During the past few evenings I've been watching 'curb your enthusiasm,' the HBO television show. I don't recall if I ever saw the show when it first came out, but I was well aware of it, and wanted to see it. I had seen snippets on YouTube. So, now I've watched the first three seasons and am wondering whether to get the next six seasons. I don't know if new episodes are still being filmed or if the series is over.

I have grown tired of the series: Larry David is a misanthrope; he engenders no empathy, or sympathy; he is a loser; he is pathetic. The issues are banal. The episodes are repetitious.

But I'm addicted. I can't not watch it. I can't wait to see what craziness is up next.

People compare it to Seinfeld. Some say 'curb your enthusiasm' copies Seinfeld, but a cheap imitation. In fact, it is the other way around. 'curb your enthusiasm' is the prequel to Seinfeld. Just like "Firewalk With Me" was the prequel/sequel to Twin Peaks.

Having watched 'curb your enthusiasm,' I now see that Seinfeld was the slicked up, glossy, no-bloopers-allowed, over-the-top-Kramer sitcom based on Larry David's stand-up comedy. The only question I have is whether Larry David is the original, whether Jerry Seinfeld is the original, or is there an Ur-David-Seinfeld out there somewhere.

Seinfeld was hilarious; there's no question about that, but it was not reality. Sure, it was real, but not reality; it was sanitized, cleaned up, cut, edited, sitcom perfect.

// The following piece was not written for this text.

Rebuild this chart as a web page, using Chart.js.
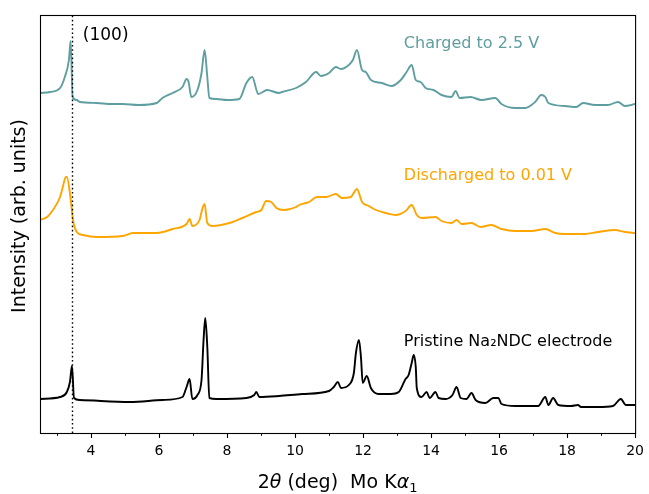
<!DOCTYPE html>
<html>
<head>
<meta charset="utf-8">
<script src="https://cdn.jsdelivr.net/npm/chart.js@4/dist/chart.umd.min.js"></script>
<style>
  html, body { margin: 0; padding: 0; background: #fff; }
  #wrap { width: 649px; height: 494px; }
</style>
</head>
<body>
<div id="wrap"><canvas id="c" width="649" height="494"></canvas></div>
<script>
// Diffraction patterns (2θ in degrees, intensity in arbitrary units, traces stacked with offsets)
const chargedTwoTheta = [2.50, 2.80, 3.09, 3.23, 3.35, 3.40, 3.46, 3.58, 3.67, 4.17, 4.60, 4.93, 5.40, 5.93, 6.10, 6.40, 6.69, 6.81, 6.87, 6.95, 7.13, 7.25, 7.34, 7.42, 7.48, 7.69, 8.00, 8.36, 8.57, 8.74, 8.92, 9.18, 9.53, 9.62, 10.03, 10.32, 10.62, 10.76, 11.00, 11.20, 11.35, 11.58, 11.70, 11.82, 11.97, 12.08, 12.23, 12.55, 12.84, 13.11, 13.28, 13.43, 13.55, 13.69, 13.84, 14.07, 14.31, 14.60, 14.72, 14.84, 15.16, 15.48, 15.89, 16.07, 16.48, 16.77, 17.06, 17.24, 17.36, 17.45, 17.94, 18.27, 18.47, 18.82, 19.20, 19.50, 19.70, 20.00];
const chargedIntensity = [339, 340, 344, 355, 372, 391, 335, 332, 330, 329, 328, 328, 327, 329, 334, 339, 345, 353, 350, 335, 342, 359, 382, 355, 334, 333, 332, 333, 349, 355, 338, 342, 339, 340, 344, 350, 360, 356, 359, 365, 363, 367, 372, 382, 362, 360, 352, 349, 346, 352, 360, 367, 352, 350, 344, 342, 337, 335, 341, 334, 335, 332, 334, 328, 324, 324, 330, 337, 335, 329, 326, 325, 329, 327, 327, 330, 326, 328];

const dischargedTwoTheta = [2.50, 2.71, 2.88, 3.09, 3.17, 3.26, 3.29, 3.38, 3.47, 3.58, 3.76, 4.17, 4.93, 5.23, 5.93, 6.40, 6.81, 6.90, 6.98, 7.19, 7.28, 7.34, 7.42, 7.57, 8.07, 8.45, 8.86, 9.01, 9.15, 9.30, 9.45, 9.68, 10.03, 10.12, 10.32, 10.41, 10.65, 10.91, 11.20, 11.38, 11.64, 11.82, 11.97, 12.17, 12.38, 12.67, 12.96, 13.25, 13.43, 13.58, 13.72, 14.13, 14.31, 14.60, 14.75, 14.90, 15.19, 15.45, 15.77, 16.07, 16.48, 16.95, 17.36, 17.65, 17.94, 18.53, 18.91, 19.41, 19.70, 20.00];
const dischargedIntensity = [212, 215, 222, 235, 245, 255, 255, 239, 212, 200, 197, 195, 196, 199, 199, 203, 208, 213, 206, 212, 224, 228, 209, 206, 209, 214, 220, 222, 231, 230, 224, 222, 225, 227, 229, 230, 235, 235, 238, 234, 235, 243, 230, 226, 222, 219, 217, 221, 227, 217, 214, 215, 211, 209, 212, 208, 209, 205, 207, 203, 201, 201, 203, 199, 198, 198, 200, 202, 200, 199];

const pristineTwoTheta = [2.50, 3.09, 3.29, 3.38, 3.44, 3.50, 3.67, 5.14, 6.10, 6.69, 6.81, 6.90, 6.98, 7.13, 7.25, 7.31, 7.36, 7.42, 7.48, 7.69, 8.57, 8.80, 8.86, 8.95, 9.53, 10.21, 11.00, 11.14, 11.26, 11.35, 11.58, 11.73, 11.79, 11.88, 11.94, 11.99, 12.11, 12.23, 12.46, 12.82, 13.05, 13.25, 13.34, 13.43, 13.49, 13.55, 13.58, 13.72, 13.87, 13.96, 14.13, 14.22, 14.43, 14.63, 14.75, 14.87, 15.04, 15.19, 15.31, 15.60, 15.83, 15.98, 16.07, 16.48, 16.77, 17.15, 17.36, 17.45, 17.59, 17.74, 18.12, 18.32, 18.41, 18.91, 19.35, 19.58, 19.73, 20.00];
const pristineIntensity = [33, 35, 40, 50, 66, 34, 32, 30, 32, 35, 45, 53, 33, 37, 52, 92, 114, 85, 34, 33, 34, 37, 40, 35, 36, 38, 41, 45, 50, 44, 47, 59, 79, 92, 74, 49, 56, 44, 38, 38, 40, 53, 57, 69, 77, 65, 44, 35, 40, 34, 40, 34, 33, 37, 45, 34, 33, 39, 32, 29, 34, 34, 28, 26, 26, 26, 35, 27, 34, 27, 26, 27, 25, 25, 26, 33, 27, 27];

const majorTicks = [4, 6, 8, 10, 12, 14, 16, 18, 20];
const minorTicks = [3, 5, 7, 9, 11, 13, 15, 17, 19];
const refLine100 = 3.45;

const seriesLabels = ['Charged to 2.5 V', 'Discharged to 0.01 V', 'Pristine Na₂NDC electrode'];
const seriesColors = ['#5F9EA0', '#FFA500', '#000000'];
const labelAnchors = [[13.20, 388], [13.20, 256], [13.20, 90]];
const peakLabel = '(100)';
const peakLabelAnchor = [3.76, 396];

const FONT = "'DejaVu Sans', sans-serif";

function toPoints(xs, ys) { return xs.map((x, i) => ({ x, y: ys[i] })); }

const decor = {
  id: 'decor',
  afterDatasetsDraw(chart) {
    const { ctx, chartArea: a, scales: { x, y } } = chart;
    ctx.save();
    // dotted reference at the (100) reflection
    ctx.strokeStyle = '#000';
    ctx.lineWidth = 1.4;
    ctx.setLineDash([1.6, 2.6]);
    const xr = Math.round(x.getPixelForValue(refLine100)) + 0.5;
    ctx.beginPath(); ctx.moveTo(xr, a.bottom); ctx.lineTo(xr, a.top); ctx.stroke();
    ctx.setLineDash([]);

    // frame
    ctx.lineWidth = 1.1;
    ctx.strokeStyle = '#000';
    ctx.strokeRect(a.left + 0.5, a.top + 0.5, a.right - a.left, a.bottom - a.top);

    // minor ticks
    ctx.lineWidth = 0.9;
    minorTicks.forEach(v => {
      const px = Math.round(x.getPixelForValue(v)) + 0.5;
      ctx.beginPath(); ctx.moveTo(px, a.bottom); ctx.lineTo(px, a.bottom + 3); ctx.stroke();
    });

    // trace labels
    ctx.font = '16px ' + FONT;
    ctx.textAlign = 'left';
    ctx.textBaseline = 'middle';
    seriesLabels.forEach((t, i) => {
      ctx.fillStyle = seriesColors[i];
      ctx.fillText(t, x.getPixelForValue(labelAnchors[i][0]), y.getPixelForValue(labelAnchors[i][1]));
    });
    ctx.fillStyle = '#000';
    ctx.font = '17px ' + FONT;
    ctx.fillText(peakLabel, x.getPixelForValue(peakLabelAnchor[0]), y.getPixelForValue(peakLabelAnchor[1]));

    // y-axis title
    ctx.save();
    ctx.translate(20, 216);
    ctx.rotate(-Math.PI / 2);
    ctx.font = '19px ' + FONT;
    ctx.textAlign = 'center';
    ctx.textBaseline = 'middle';
    ctx.fillText('Intensity (arb. units)', 0, 0);
    ctx.restore();

    // x-axis title with italic symbols and subscript
    const parts = [
      { t: '2', f: '19px ' + FONT, dy: 0 },
      { t: 'θ', f: 'italic 19px ' + FONT, dy: 0 },
      { t: ' (deg)  Mo K', f: '19px ' + FONT, dy: 0 },
      { t: 'α', f: 'italic 19px ' + FONT, dy: 0 },
      { t: '1', f: '13px ' + FONT, dy: 4 }
    ];
    let total = 0;
    parts.forEach(p => { ctx.font = p.f; p.w = ctx.measureText(p.t).width; total += p.w; });
    let cx = (a.left + a.right) / 2 - total / 2;
    const base = 488;
    ctx.textAlign = 'left';
    ctx.textBaseline = 'alphabetic';
    parts.forEach(p => { ctx.font = p.f; ctx.fillText(p.t, cx, base + p.dy); cx += p.w; });
    ctx.restore();
  }
};

const ds = (label, xs, ys, color) => ({
  label, data: toPoints(xs, ys), borderColor: color, backgroundColor: color,
  borderWidth: 1.9, pointRadius: 0, showLine: true, fill: false,
  cubicInterpolationMode: 'monotone'
});

new Chart(document.getElementById('c'), {
  type: 'scatter',
  data: {
    datasets: [
      ds(seriesLabels[0], chargedTwoTheta, chargedIntensity, seriesColors[0]),
      ds(seriesLabels[1], dischargedTwoTheta, dischargedIntensity, seriesColors[1]),
      ds(seriesLabels[2], pristineTwoTheta, pristineIntensity, seriesColors[2])
    ]
  },
  options: {
    responsive: false,
    devicePixelRatio: 1,
    animation: false,
    layout: { padding: { left: 40, right: 12, top: 15, bottom: 0 } },
    plugins: { legend: { display: false }, tooltip: { enabled: false } },
    scales: {
      x: {
        type: 'linear', min: 2.5, max: 20,
        border: { display: false },
        grid: {
          drawOnChartArea: false, drawTicks: true, tickLength: 5, tickWidth: 1.1,
          tickColor: c => (majorTicks.includes(c.tick && c.tick.value) ? '#000' : 'rgba(0,0,0,0)')
        },
        afterBuildTicks: s => { s.ticks = [...minorTicks, ...majorTicks].sort((a, b) => a - b).map(v => ({ value: v })); },
        ticks: {
          autoSkip: false, maxRotation: 0, padding: 5, color: '#000',
          font: { family: FONT, size: 14 },
          callback: v => (majorTicks.includes(v) ? String(v) : '')
        },
        afterFit: s => { s.height = 61; }
      },
      y: { display: false, min: -1, max: 417 }
    }
  },
  plugins: [decor]
});
</script>
</body>
</html>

'curb your enthusiasm' has so many defects. The actors -- if one can call them actors -- are generally one frame from breaking out of character and laughing. You can see it in their faces. I am impressed they can keep it together long enough to keep it going.

The cutting and editing is atrocious; the continuity between frames is incredibly bad. Larry David says they did many, many more takes on each scene than on sitcoms like Seinfeld. That is not surprising. This was improvisation; very little writing was done. Actors were given a scene and then then improvised the dialogue. So instead of actors working out the scene and their lines without being in front of the cameras, it was just the opposite here: they worked out their lines and the scenes in front of the cameras. Money was spent on filming, and not on editing. They may not have the time either to do the right editing. 'curb your enthusiasm' becomes a throwaway "sitcom." One saves Seinfeld for the ages; 'curb your enthusiasm' will be thrown out with the day-old newspaper.

It's easy to say that the show is about a dysfunctional group of Hollywood acquaintances. They are not dysfunctional; they portray what people like me think Hollywood personalities are like. And the fact that the show has been nominated/won so many awards suggest that Hollywood says "yes" this is what we are like. Banal, petty, self-centered, self-righteous, non-Christian, and unable to talk without using the f-word. It may not be 100% accurate, but my hunch is it comes very, very close to reality (without the scenes of drug use or sex). Or at least the reality the bored wives of Hollywood want to project. It sort of explains Mylie, I suppose.